Traceability, in a test pack context, means the ability to draw an unambiguous line from a test record to the specific installed item it covered — not the equipment type, not the distribution section, the specific item. Where that link is unclear or missing, the record exists as evidence of activity rather than evidence of compliance. That's a meaningful distinction in a pre-energisation review.

The purpose of a test record is to demonstrate that a defined piece of equipment was assessed, in a documented condition, with results measured against a standard. A record that can't be matched to a specific installed item doesn't satisfy that purpose regardless of what the results say. This is a fairly consistent pattern in test pack reviews — the documentation exists, the work was likely done, but the chain of traceability has gaps that require resolution before the pack can close.

Where the pattern typically appears

The most common presentation is circuit references on test sheets that don't correspond to the current as-built schedule. Projects change through construction — boards get renumbered, circuits are added, removed, or relocated, design revisions supersede earlier drawings. Test records produced mid-construction may carry references from a revision that's no longer current. By handover, the reference on the sheet doesn't appear in the as-built, and the link is broken. This isn't necessarily evidence of missing tests; it may just mean the documentation wasn't updated to track the design evolution.

A separate but related gap is the absence of manufacturer serial numbers on records for major equipment. Circuit references can work adequately for individual circuits where the schedule is current. For switchgear, transformers, UPS units, and similar items, a panel designation alone may not be sufficient — particularly where equipment was staged, held off-site, or subject to late specification changes. These items carry manufacturer serial numbers that are independent of design revision history, and their absence from test records leaves a gap that panel designations can't close.

Observation pattern — equipment replaced post-test

A less common but higher-risk variant is where a panel or transformer was tested against an original item, which was subsequently replaced — through damage, a supply chain substitution, or a late specification change. The original test record covers equipment that's no longer installed. The replacement item has no test record.

This isn't always apparent from the documentation alone. Establishing whether it occurred requires cross-referencing test dates against delivery records and comparing serial numbers against the current equipment schedule. Where a substitution is suspected and can't be ruled out, the affected item is effectively unverified regardless of what the test pack says.

A case from review

On an anonymised pre-energisation review of a medium-voltage transformer installation, a discrepancy emerged between the serial number recorded on the transformer test sheet and the number on the installed unit's nameplate.

Test sheet serial: 2023-TX-0441 — Installed nameplate serial: 2023-TX-0447
Same specification, same manufacturer batch, installed in the correct position.

The most likely explanation was a late swap within the same delivery batch — unremarkable commercially, but undocumented from a test traceability perspective. The test record on file covered a unit that wasn't the unit installed. A re-test was required before the pack could close. The broader point isn't that this is unusual; it's that serial number verification is the only check that would have caught it. Panel designation alone would have shown nothing.

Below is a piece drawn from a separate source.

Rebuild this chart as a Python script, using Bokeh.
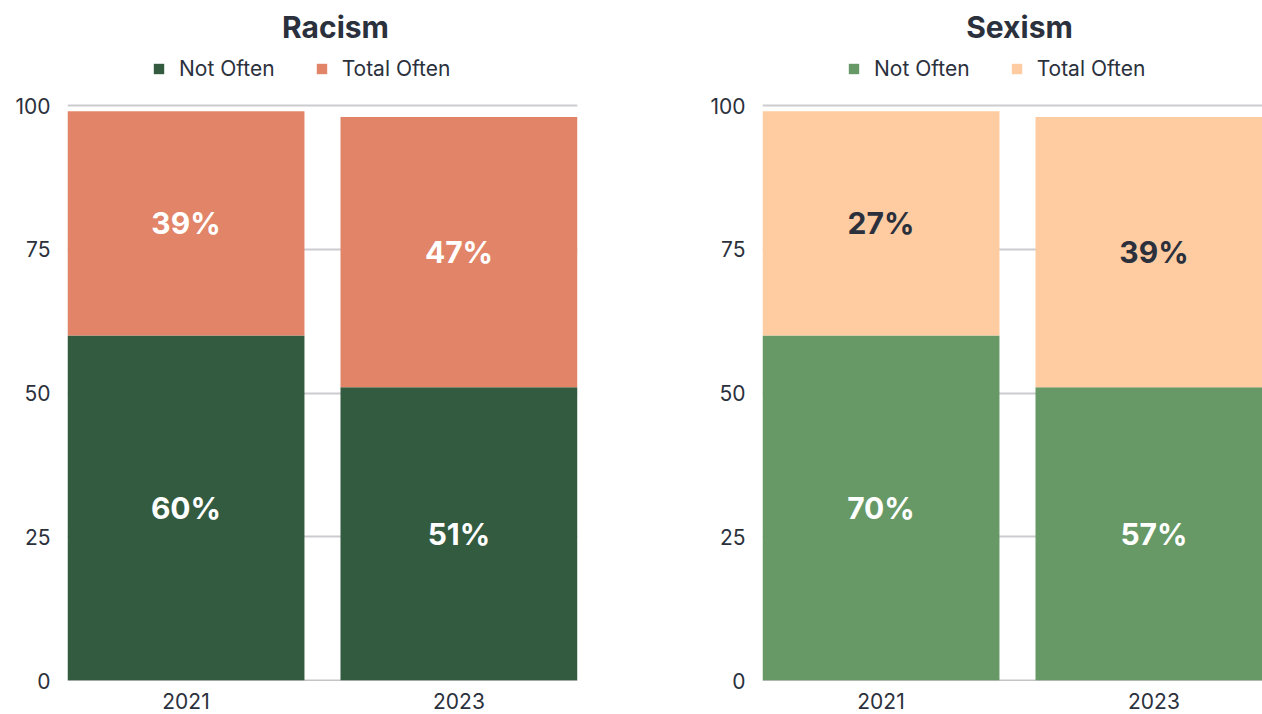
from bokeh.plotting import figure
from bokeh.models import (Range1d, FixedTicker, Span, Legend, LegendItem,
                          ColumnDataSource, Label)
from bokeh.layouts import row
from bokeh.embed import file_html
from bokeh.resources import INLINE
from bokeh.core.properties import value

# ---------------- data ----------------
years = ["2021", "2023"]
series = ["Not Often", "Total Often"]

racism_not_often = [60, 51]
racism_total_often = [39, 47]
racism_not_often_labels = ["60%", "51%"]
racism_total_often_labels = ["39%", "47%"]

# bar heights as drawn in the chart, and the labels printed on them
sexism_not_often = [60, 51]
sexism_total_often = [39, 47]
sexism_not_often_labels = ["70%", "57%"]
sexism_total_often_labels = ["27%", "39%"]

y_ticks = [0, 25, 50, 75, 100]

# ---------------- style / layout ----------------
FONT = "Inter"
TEXT_DARK = "#2b313c"
GRID = "#cbcbd0"
BAR_W = 0.868
PX_PER_UNIT = 273.0
FRAME_H = 680          # frame from top of canvas to the zero line
PLOT_H = 575           # pixels between 0 and 100
BOTTOM = 34


def make_panel(title, not_often, total_often, no_labels, to_labels, colors,
               label_colors, frame_width, border_left, border_right,
               title_x, legend_x):
    idx = list(range(len(years)))
    start = -BAR_W / 2
    y_end = y_ticks[-1] * FRAME_H / PLOT_H
    p = figure(
        output_backend="svg", toolbar_location=None,
        width=border_left + frame_width + border_right,
        height=FRAME_H + BOTTOM,
        min_border_left=border_left, min_border_right=border_right,
        min_border_top=0, min_border_bottom=BOTTOM,
        x_range=Range1d(start, start + frame_width / PX_PER_UNIT),
        y_range=Range1d(0, y_end),
        outline_line_color=None, background_fill_color="white",
        border_fill_color="white",
    )
    src = ColumnDataSource(dict(x=idx, no=not_often, to=total_often))
    rs = p.vbar_stack(["no", "to"], x="x", width=BAR_W, color=colors,
                      line_color=None, source=src)

    zero = Span(location=0, dimension="width", line_color="#8a8a8a",
                line_width=1.5, level="underlay")
    p.add_layout(zero)

    # labels centred in each segment
    no_y = [v / 2 for v in not_often]
    to_y = [a + b / 2 for a, b in zip(not_often, total_often)]
    for ys, texts, col in ((no_y, no_labels, label_colors[0]),
                           (to_y, to_labels, label_colors[1])):
        p.text(x=idx, y=ys, text=texts, text_align="center",
               text_baseline="middle", text_font=value(FONT),
               text_font_size="30px", text_font_style="bold", text_color=col)

    # axes
    p.xaxis.ticker = FixedTicker(ticks=idx)
    p.xaxis.major_label_overrides = {i: y for i, y in enumerate(years)}
    p.yaxis.ticker = FixedTicker(ticks=y_ticks)
    for ax in (p.xaxis, p.yaxis):
        ax.axis_line_color = None
        ax.major_tick_line_color = None
        ax.minor_tick_line_color = None
        ax.major_tick_out = 0
        ax.major_tick_in = 0
        ax.major_label_text_font = FONT
        ax.major_label_text_font_size = "21px"
        ax.major_label_text_color = TEXT_DARK
    p.xaxis.major_label_standoff = 12
    p.yaxis.major_label_standoff = 17

    p.xgrid.visible = False
    p.ygrid.ticker = FixedTicker(ticks=[t for t in y_ticks if t > 0])
    p.ygrid.grid_line_color = GRID
    p.ygrid.grid_line_width = 2

    legend = Legend(
        items=[LegendItem(label=series[0], renderers=[rs[0]]),
               LegendItem(label=series[1], renderers=[rs[1]])],
        orientation="horizontal", location=(legend_x, 599),
        glyph_width=13, glyph_height=13, label_standoff=14, spacing=40,
        padding=0, margin=0, border_line_color=None, background_fill_alpha=0,
        label_text_font=FONT, label_text_font_size="21px",
        label_text_color=TEXT_DARK,
    )
    p.add_layout(legend)

    p.add_layout(Label(
        text=title, x=title_x, y=FRAME_H - 26, x_units="screen", y_units="screen",
        text_align="center", text_baseline="middle", text_font=FONT,
        text_font_size="30px", text_font_style="bold", text_color=TEXT_DARK))
    return p


p1 = make_panel("Racism", racism_not_often, racism_total_often,
                racism_not_often_labels, racism_total_often_labels,
                ["#335b3f", "#e28468"], ["white", "white"],
                510, 67, 125, 268, 85)
p2 = make_panel("Sexism", sexism_not_often, sexism_total_often,
                sexism_not_often_labels, sexism_total_often_labels,
                ["#669966", "#ffcba1"], ["white", TEXT_DARK],
                500, 60, 0, 257, 85)

layout = row(p1, p2)
open("out.html", "w").write(file_html(layout, INLINE))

Why the pattern matters beyond paperwork

The operational case for traceability becomes concrete when something goes wrong post-energisation — an unexpected trip, an insulation alarm, a protection relay response that doesn't match the expected characteristic. In those situations, the test records are often the first reference point for understanding what condition the equipment was in at commissioning. Where traceability is incomplete, those records may not be usable for the specific item in question. The investigation starts without a baseline.

There's also a compliance dimension that tends to emerge later. Post-energisation audits, insurance assessments, and regulatory verifications may require demonstration that specific items were tested against specific standards. Records that can be traced to activity in general rather than to a specific item may not satisfy those requirements.

What a traceable test pack looks like: Each test record carries the circuit reference from the current as-built, the test date, and — for major equipment — the manufacturer serial number. Where equipment was replaced after original testing, a re-test record exists for the replacement item. Where circuit references changed between design revisions, a cross-reference table maps earlier designations to current ones.

Resolution pathways when traceability is incomplete

What a review can and can't resolve varies with the nature of the gap. Reference mismatches arising from design revisions may be resolvable through a cross-reference table produced by the contractor — where the revision history is well-documented, a mapping from superseded to current references can be sufficient to close the gap without retesting. This is a documentation remedy rather than a technical one, and its adequacy depends on the completeness of the revision trail.

Where major equipment records lack serial numbers, the gap may be closable through a site verification exercise to capture current nameplate data and annotate existing records accordingly. Whether this is acceptable typically depends on the degree of certainty that the installed item hasn't changed since original testing — which is itself a matter of cross-referencing delivery records and dates.

Where equipment appears to have been replaced after original testing and no re-test record exists, the documentation pathway is limited. A re-test covers the installed item; documentation alone doesn't. This is a category of gap that can't be resolved at the review stage — it requires action before the pack can close. The distinction that matters from a review perspective: some traceability gaps indicate a documentation deficiency that can be remedied; others indicate that specific equipment may not have been tested in its installed form. Those two categories warrant different treatment, and the review's role is to distinguish between them where the evidence allows.